◆ SET TASK
Print all the data, keeping every line exactly as it is.

-- start of PROVIDED MATERIAL --

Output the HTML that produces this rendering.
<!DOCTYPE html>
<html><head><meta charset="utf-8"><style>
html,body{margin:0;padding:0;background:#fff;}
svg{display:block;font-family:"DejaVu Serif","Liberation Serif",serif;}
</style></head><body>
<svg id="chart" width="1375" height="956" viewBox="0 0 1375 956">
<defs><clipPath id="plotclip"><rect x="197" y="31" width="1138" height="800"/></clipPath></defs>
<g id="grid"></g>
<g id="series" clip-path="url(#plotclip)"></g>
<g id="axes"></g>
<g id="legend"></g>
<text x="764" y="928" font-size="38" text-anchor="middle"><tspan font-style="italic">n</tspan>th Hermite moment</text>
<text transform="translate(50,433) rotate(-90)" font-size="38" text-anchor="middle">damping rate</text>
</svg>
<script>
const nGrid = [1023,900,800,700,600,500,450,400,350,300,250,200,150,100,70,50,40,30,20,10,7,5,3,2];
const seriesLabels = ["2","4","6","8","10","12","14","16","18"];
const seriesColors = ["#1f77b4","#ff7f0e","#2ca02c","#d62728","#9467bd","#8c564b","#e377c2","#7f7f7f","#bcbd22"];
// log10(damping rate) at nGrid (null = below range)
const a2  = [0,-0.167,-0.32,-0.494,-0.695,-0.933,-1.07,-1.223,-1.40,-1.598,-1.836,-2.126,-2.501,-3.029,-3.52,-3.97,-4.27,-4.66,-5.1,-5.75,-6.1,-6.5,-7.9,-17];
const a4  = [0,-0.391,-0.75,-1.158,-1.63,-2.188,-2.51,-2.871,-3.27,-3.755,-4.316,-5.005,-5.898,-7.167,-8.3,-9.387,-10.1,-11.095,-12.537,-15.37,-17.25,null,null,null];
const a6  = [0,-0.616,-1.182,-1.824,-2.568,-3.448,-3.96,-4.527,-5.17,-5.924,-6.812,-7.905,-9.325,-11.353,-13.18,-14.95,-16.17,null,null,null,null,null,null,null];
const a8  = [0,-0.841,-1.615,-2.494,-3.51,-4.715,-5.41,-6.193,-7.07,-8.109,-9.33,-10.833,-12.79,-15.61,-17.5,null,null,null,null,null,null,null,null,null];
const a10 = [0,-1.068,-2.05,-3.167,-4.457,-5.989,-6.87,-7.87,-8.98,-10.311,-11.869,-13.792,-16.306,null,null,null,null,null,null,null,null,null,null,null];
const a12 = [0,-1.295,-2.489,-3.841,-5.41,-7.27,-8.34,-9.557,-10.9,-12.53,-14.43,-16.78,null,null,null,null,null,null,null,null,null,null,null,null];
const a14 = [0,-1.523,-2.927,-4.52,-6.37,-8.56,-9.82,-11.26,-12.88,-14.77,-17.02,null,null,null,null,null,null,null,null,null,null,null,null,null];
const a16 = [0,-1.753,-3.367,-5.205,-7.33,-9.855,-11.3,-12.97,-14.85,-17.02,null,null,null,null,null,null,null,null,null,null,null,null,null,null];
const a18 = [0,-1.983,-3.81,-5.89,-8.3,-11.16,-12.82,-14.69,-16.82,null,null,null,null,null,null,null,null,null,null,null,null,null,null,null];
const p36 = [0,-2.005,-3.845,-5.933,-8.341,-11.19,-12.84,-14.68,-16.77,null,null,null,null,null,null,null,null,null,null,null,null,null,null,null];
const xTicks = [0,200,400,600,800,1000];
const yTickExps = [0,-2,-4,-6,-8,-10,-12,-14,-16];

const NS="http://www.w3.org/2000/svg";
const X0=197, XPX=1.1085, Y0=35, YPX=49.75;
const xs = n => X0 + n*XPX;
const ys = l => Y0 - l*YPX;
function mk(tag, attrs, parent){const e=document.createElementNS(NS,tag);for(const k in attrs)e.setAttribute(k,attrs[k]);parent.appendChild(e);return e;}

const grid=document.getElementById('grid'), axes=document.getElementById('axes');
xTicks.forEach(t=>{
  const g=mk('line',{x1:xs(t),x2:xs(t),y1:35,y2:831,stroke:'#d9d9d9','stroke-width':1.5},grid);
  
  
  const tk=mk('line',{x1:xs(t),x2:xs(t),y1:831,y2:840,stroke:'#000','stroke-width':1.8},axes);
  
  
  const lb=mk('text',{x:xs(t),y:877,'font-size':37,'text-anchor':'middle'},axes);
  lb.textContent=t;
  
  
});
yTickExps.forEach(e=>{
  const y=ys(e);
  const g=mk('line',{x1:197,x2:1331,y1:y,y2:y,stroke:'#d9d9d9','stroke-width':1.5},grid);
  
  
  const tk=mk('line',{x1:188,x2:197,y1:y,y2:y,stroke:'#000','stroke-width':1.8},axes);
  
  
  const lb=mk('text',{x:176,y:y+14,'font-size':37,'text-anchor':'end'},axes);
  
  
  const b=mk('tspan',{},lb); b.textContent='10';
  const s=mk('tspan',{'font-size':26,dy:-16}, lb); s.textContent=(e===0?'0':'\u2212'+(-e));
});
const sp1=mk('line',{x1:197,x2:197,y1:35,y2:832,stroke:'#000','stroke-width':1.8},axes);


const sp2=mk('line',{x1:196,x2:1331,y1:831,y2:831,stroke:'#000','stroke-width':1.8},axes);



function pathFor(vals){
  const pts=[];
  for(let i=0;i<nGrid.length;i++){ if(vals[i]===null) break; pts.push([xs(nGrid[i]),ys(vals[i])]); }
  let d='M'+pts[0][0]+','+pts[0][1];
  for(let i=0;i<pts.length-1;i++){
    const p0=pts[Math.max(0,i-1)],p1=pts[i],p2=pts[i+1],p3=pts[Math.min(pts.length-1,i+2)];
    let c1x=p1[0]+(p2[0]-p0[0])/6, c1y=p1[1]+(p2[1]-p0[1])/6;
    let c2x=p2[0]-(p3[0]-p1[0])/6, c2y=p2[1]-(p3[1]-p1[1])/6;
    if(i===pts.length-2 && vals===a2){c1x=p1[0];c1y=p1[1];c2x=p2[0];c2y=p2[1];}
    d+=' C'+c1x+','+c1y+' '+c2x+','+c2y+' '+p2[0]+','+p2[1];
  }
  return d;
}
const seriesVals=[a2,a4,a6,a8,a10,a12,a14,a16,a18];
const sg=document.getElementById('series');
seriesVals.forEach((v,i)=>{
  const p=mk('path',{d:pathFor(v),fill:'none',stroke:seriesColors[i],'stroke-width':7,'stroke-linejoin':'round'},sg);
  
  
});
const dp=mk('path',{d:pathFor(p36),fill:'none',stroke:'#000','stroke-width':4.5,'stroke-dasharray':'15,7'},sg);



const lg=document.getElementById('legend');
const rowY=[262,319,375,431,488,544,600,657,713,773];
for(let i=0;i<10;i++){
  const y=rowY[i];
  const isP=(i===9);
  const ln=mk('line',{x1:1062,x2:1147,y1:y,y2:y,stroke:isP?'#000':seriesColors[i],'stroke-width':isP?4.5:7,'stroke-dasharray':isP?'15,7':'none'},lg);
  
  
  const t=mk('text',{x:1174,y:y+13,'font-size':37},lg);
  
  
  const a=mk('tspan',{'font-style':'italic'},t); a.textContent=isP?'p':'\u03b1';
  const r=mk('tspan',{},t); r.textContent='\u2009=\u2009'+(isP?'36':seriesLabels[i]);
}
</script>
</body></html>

-- end of PROVIDED MATERIAL --

◆ RESPONSE TO THIS TASK
Output the HTML that produces this rendering.
<!DOCTYPE html>
<html><head><meta charset="utf-8"><style>
html,body{margin:0;padding:0;background:#fff;}
svg{display:block;font-family:"DejaVu Serif","Liberation Serif",serif;}
</style></head><body>
<svg id="chart" width="1375" height="956" viewBox="0 0 1375 956">
<defs><clipPath id="plotclip"><rect x="197" y="31" width="1138" height="800"/></clipPath></defs>
<g id="grid"></g>
<g id="series" clip-path="url(#plotclip)"></g>
<g id="axes"></g>
<g id="legend"></g>
<text x="764" y="928" font-size="38" text-anchor="middle"><tspan font-style="italic">n</tspan>th Hermite moment</text>
<text transform="translate(50,433) rotate(-90)" font-size="38" text-anchor="middle">damping rate</text>
</svg>
<script>
const nGrid = [1023,900,800,700,600,500,450,400,350,300,250,200,150,100,70,50,40,30,20,10,7,5,3,2];
const seriesLabels = ["2","4","6","8","10","12","14","16","18"];
const seriesColors = ["#1f77b4","#ff7f0e","#2ca02c","#d62728","#9467bd","#8c564b","#e377c2","#7f7f7f","#bcbd22"];
// log10(damping rate) at nGrid (null = below range)
const a2  = [0,-0.167,-0.32,-0.494,-0.695,-0.933,-1.07,-1.223,-1.40,-1.598,-1.836,-2.126,-2.501,-3.029,-3.52,-3.97,-4.27,-4.66,-5.1,-5.75,-6.1,-6.5,-7.9,-17];
const a4  = [0,-0.391,-0.75,-1.158,-1.63,-2.188,-2.51,-2.871,-3.27,-3.755,-4.316,-5.005,-5.898,-7.167,-8.3,-9.387,-10.1,-11.095,-12.537,-15.37,-17.25,null,null,null];
const a6  = [0,-0.616,-1.182,-1.824,-2.568,-3.448,-3.96,-4.527,-5.17,-5.924,-6.812,-7.905,-9.325,-11.353,-13.18,-14.95,-16.17,null,null,null,null,null,null,null];
const a8  = [0,-0.841,-1.615,-2.494,-3.51,-4.715,-5.41,-6.193,-7.07,-8.109,-9.33,-10.833,-12.79,-15.61,-17.5,null,null,null,null,null,null,null,null,null];
const a10 = [0,-1.068,-2.05,-3.167,-4.457,-5.989,-6.87,-7.87,-8.98,-10.311,-11.869,-13.792,-16.306,null,null,null,null,null,null,null,null,null,null,null];
const a12 = [0,-1.295,-2.489,-3.841,-5.41,-7.27,-8.34,-9.557,-10.9,-12.53,-14.43,-16.78,null,null,null,null,null,null,null,null,null,null,null,null];
const a14 = [0,-1.523,-2.927,-4.52,-6.37,-8.56,-9.82,-11.26,-12.88,-14.77,-17.02,null,null,null,null,null,null,null,null,null,null,null,null,null];
const a16 = [0,-1.753,-3.367,-5.205,-7.33,-9.855,-11.3,-12.97,-14.85,-17.02,null,null,null,null,null,null,null,null,null,null,null,null,null,null];
const a18 = [0,-1.983,-3.81,-5.89,-8.3,-11.16,-12.82,-14.69,-16.82,null,null,null,null,null,null,null,null,null,null,null,null,null,null,null];
const p36 = [0,-2.005,-3.845,-5.933,-8.341,-11.19,-12.84,-14.68,-16.77,null,null,null,null,null,null,null,null,null,null,null,null,null,null,null];
const xTicks = [0,200,400,600,800,1000];
const yTickExps = [0,-2,-4,-6,-8,-10,-12,-14,-16];

const NS="http://www.w3.org/2000/svg";
const X0=197, XPX=1.1085, Y0=35, YPX=49.75;
const xs = n => X0 + n*XPX;
const ys = l => Y0 - l*YPX;
function mk(tag, attrs, parent){const e=document.createElementNS(NS,tag);for(const k in attrs)e.setAttribute(k,attrs[k]);parent.appendChild(e);return e;}

const grid=document.getElementById('grid'), axes=document.getElementById('axes');
xTicks.forEach(t=>{
  const g=mk('line',{x1:xs(t),x2:xs(t),y1:35,y2:831,stroke:'#d9d9d9','stroke-width':1.5},grid);
  
  
  const tk=mk('line',{x1:xs(t),x2:xs(t),y1:831,y2:840,stroke:'#000','stroke-width':1.8},axes);
  
  
  const lb=mk('text',{x:xs(t),y:877,'font-size':37,'text-anchor':'middle'},axes);
  lb.textContent=t;
  
  
});
yTickExps.forEach(e=>{
  const y=ys(e);
  const g=mk('line',{x1:197,x2:1331,y1:y,y2:y,stroke:'#d9d9d9','stroke-width':1.5},grid);
  
  
  const tk=mk('line',{x1:188,x2:197,y1:y,y2:y,stroke:'#000','stroke-width':1.8},axes);
  
  
  const lb=mk('text',{x:176,y:y+14,'font-size':37,'text-anchor':'end'},axes);
  
  
  const b=mk('tspan',{},lb); b.textContent='10';
  const s=mk('tspan',{'font-size':26,dy:-16}, lb); s.textContent=(e===0?'0':'\u2212'+(-e));
});
const sp1=mk('line',{x1:197,x2:197,y1:35,y2:832,stroke:'#000','stroke-width':1.8},axes);


const sp2=mk('line',{x1:196,x2:1331,y1:831,y2:831,stroke:'#000','stroke-width':1.8},axes);



function pathFor(vals){
  const pts=[];
  for(let i=0;i<nGrid.length;i++){ if(vals[i]===null) break; pts.push([xs(nGrid[i]),ys(vals[i])]); }
  let d='M'+pts[0][0]+','+pts[0][1];
  for(let i=0;i<pts.length-1;i++){
    const p0=pts[Math.max(0,i-1)],p1=pts[i],p2=pts[i+1],p3=pts[Math.min(pts.length-1,i+2)];
    let c1x=p1[0]+(p2[0]-p0[0])/6, c1y=p1[1]+(p2[1]-p0[1])/6;
    let c2x=p2[0]-(p3[0]-p1[0])/6, c2y=p2[1]-(p3[1]-p1[1])/6;
    if(i===pts.length-2 && vals===a2){c1x=p1[0];c1y=p1[1];c2x=p2[0];c2y=p2[1];}
    d+=' C'+c1x+','+c1y+' '+c2x+','+c2y+' '+p2[0]+','+p2[1];
  }
  return d;
}
const seriesVals=[a2,a4,a6,a8,a10,a12,a14,a16,a18];
const sg=document.getElementById('series');
seriesVals.forEach((v,i)=>{
  const p=mk('path',{d:pathFor(v),fill:'none',stroke:seriesColors[i],'stroke-width':7,'stroke-linejoin':'round'},sg);
  
  
});
const dp=mk('path',{d:pathFor(p36),fill:'none',stroke:'#000','stroke-width':4.5,'stroke-dasharray':'15,7'},sg);



const lg=document.getElementById('legend');
const rowY=[262,319,375,431,488,544,600,657,713,773];
for(let i=0;i<10;i++){
  const y=rowY[i];
  const isP=(i===9);
  const ln=mk('line',{x1:1062,x2:1147,y1:y,y2:y,stroke:isP?'#000':seriesColors[i],'stroke-width':isP?4.5:7,'stroke-dasharray':isP?'15,7':'none'},lg);
  
  
  const t=mk('text',{x:1174,y:y+13,'font-size':37},lg);
  
  
  const a=mk('tspan',{'font-style':'italic'},t); a.textContent=isP?'p':'\u03b1';
  const r=mk('tspan',{},t); r.textContent='\u2009=\u2009'+(isP?'36':seriesLabels[i]);
}
</script>
</body></html>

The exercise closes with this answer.